The admin UI uses the same component library as the rest of the CMS — Vue 3 with a dark-themed admin panel. The 3-step booking wizard, calendar view, and settings tabs are all standard Vue components with Pinia stores managing the state.
Push notifications use the Web Push API with VAPID keys. When a booking is created through the public API, the server sends a notification to all subscribed devices for that site. Expired subscriptions are automatically cleaned up.
Stripe integration for deposits uses Checkout Sessions via Stripe Connect — each site has its own connected Stripe account, and deposits are processed with platform fees applied automatically. Webhooks handle the payment confirmation and update the booking record.

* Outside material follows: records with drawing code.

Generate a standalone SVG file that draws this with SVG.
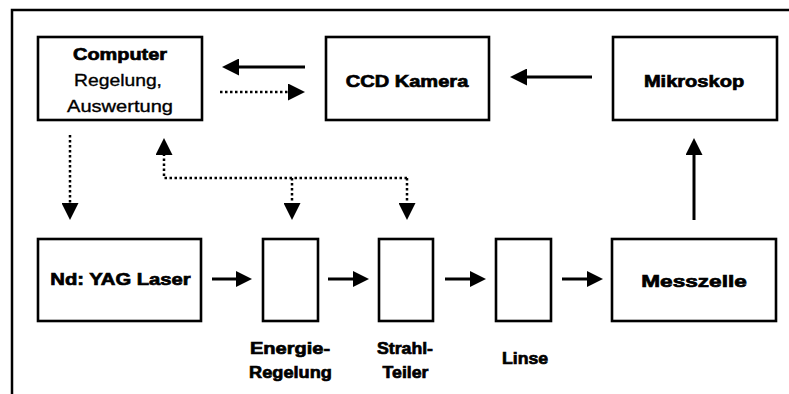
<svg xmlns="http://www.w3.org/2000/svg" width="789" height="394" viewBox="0 0 789 394">
<style>
.box{fill:#fff;stroke:#000;stroke-width:2.6}
.t{font-family:"Liberation Sans",Arial,sans-serif;font-size:17px;fill:#000;text-anchor:middle;stroke:#000;stroke-width:0.35}
.b{font-weight:bold;stroke-width:0.7}
.solid{fill:none;stroke:#000;stroke-width:3}
.dot{fill:none;stroke:#000;stroke-width:2.5;stroke-dasharray:2.5 2.5}
</style>
<defs>
<marker id="ah" viewBox="0 0 17 17" refX="0" refY="8.5" markerWidth="17" markerHeight="17" markerUnits="userSpaceOnUse" orient="auto">
<path d="M0,0 L17,8.5 L0,17 Z" fill="#000"/>
</marker>
<marker id="ahs" viewBox="0 0 16 16" refX="0" refY="8" markerWidth="16" markerHeight="16" markerUnits="userSpaceOnUse" orient="auto">
<path d="M0,0 L16,8 L0,16 Z" fill="#000"/>
</marker>
</defs>
<rect width="789" height="394" fill="#fff"/>
<path d="M12,394 V10 H789" fill="none" stroke="#000" stroke-width="2.5"/>

<g id="computer">
<rect class="box" x="38" y="37" width="164" height="83"/>
<text class="t b" transform="translate(120,60) scale(1.17,1)">Computer</text>
<text class="t" transform="translate(118,86) scale(1.135,1)">Regelung,</text>
<text class="t" transform="translate(120,112) scale(1.18,1)">Auswertung</text>
</g>
<g id="ccd">
<rect class="box" x="326" y="37" width="163" height="83"/>
<text class="t b" transform="translate(407,87) scale(1.18,1)">CCD Kamera</text>
</g>
<g id="mikroskop">
<rect class="box" x="613" y="37" width="164" height="83"/>
<text class="t b" transform="translate(694,87) scale(1.18,1)">Mikroskop</text>
</g>
<g id="laser">
<rect class="box" x="38" y="239" width="163" height="82"/>
<text class="t b" transform="translate(120.5,285) scale(1.19,1)">Nd: YAG Laser</text>
</g>
<g id="energie">
<rect class="box" x="263" y="239" width="55" height="82"/>
<text class="t b" transform="translate(290,354) scale(1.18,1)">Energie-</text>
<text class="t b" transform="translate(290.5,378) scale(1.07,1)">Regelung</text>
</g>
<g id="strahlteiler">
<rect class="box" x="379" y="239" width="54" height="82"/>
<text class="t b" transform="translate(405,354) scale(1.04,1)">Strahl-</text>
<text class="t b" transform="translate(405.5,378) scale(1.04,1)">Teiler</text>
</g>
<g id="linse">
<rect class="box" x="496" y="239" width="55" height="82"/>
<text class="t b" transform="translate(525,364) scale(1.04,1)">Linse</text>
</g>
<g id="messzelle">
<rect class="box" x="612" y="239" width="164" height="82"/>
<text class="t b" transform="translate(694,287) scale(1.33,1)">Messzelle</text>
</g>

<g id="connectors">
<path class="solid" d="M305,67 H239" marker-end="url(#ah)"/>
<path class="dot" d="M220,92 H288" marker-end="url(#ah)"/>
<path class="solid" d="M592,77 H527" marker-end="url(#ah)"/>
<path class="solid" d="M694,220 V155" marker-end="url(#ah)"/>
<path class="dot" d="M70,135 V203" marker-end="url(#ah)"/>
<path class="dot" d="M407,178 H164 V155" marker-end="url(#ah)"/>
<path class="dot" d="M292,178 V203" marker-end="url(#ah)"/>
<path class="dot" d="M407,178 V203" marker-end="url(#ah)"/>
<path class="solid" d="M212,279 H236" marker-end="url(#ahs)"/>
<path class="solid" d="M328,279 H353" marker-end="url(#ahs)"/>
<path class="solid" d="M445,279 H470" marker-end="url(#ahs)"/>
<path class="solid" d="M562,279 H587" marker-end="url(#ahs)"/>
</g>
</svg>
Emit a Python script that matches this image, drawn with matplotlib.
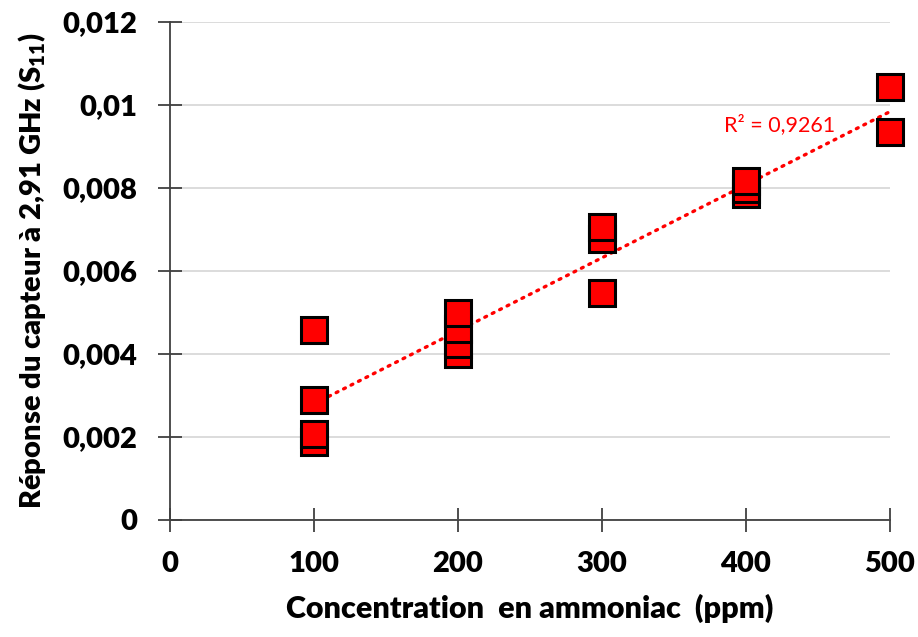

The whole thing took about two weeks of focused development. Most of the complexity was in the slot generation — getting the edge cases right (bookings that span break times, buffer overlaps with closing time, midnight boundary handling) required careful testing.
What's Next
Email confirmations are the obvious next step — clients should get a confirmation email with calendar invite attached. SMS reminders before appointments. And a client-facing booking widget component that sites can drop in with minimal configuration.
But the core is solid. It handles the fundamental problem: letting service businesses take bookings through their own website, managed from the same admin panel as their content, without paying for a separate booking platform.
That's the point of HD CMS — give small businesses the tools they actually need, built into one platform they can manage themselves.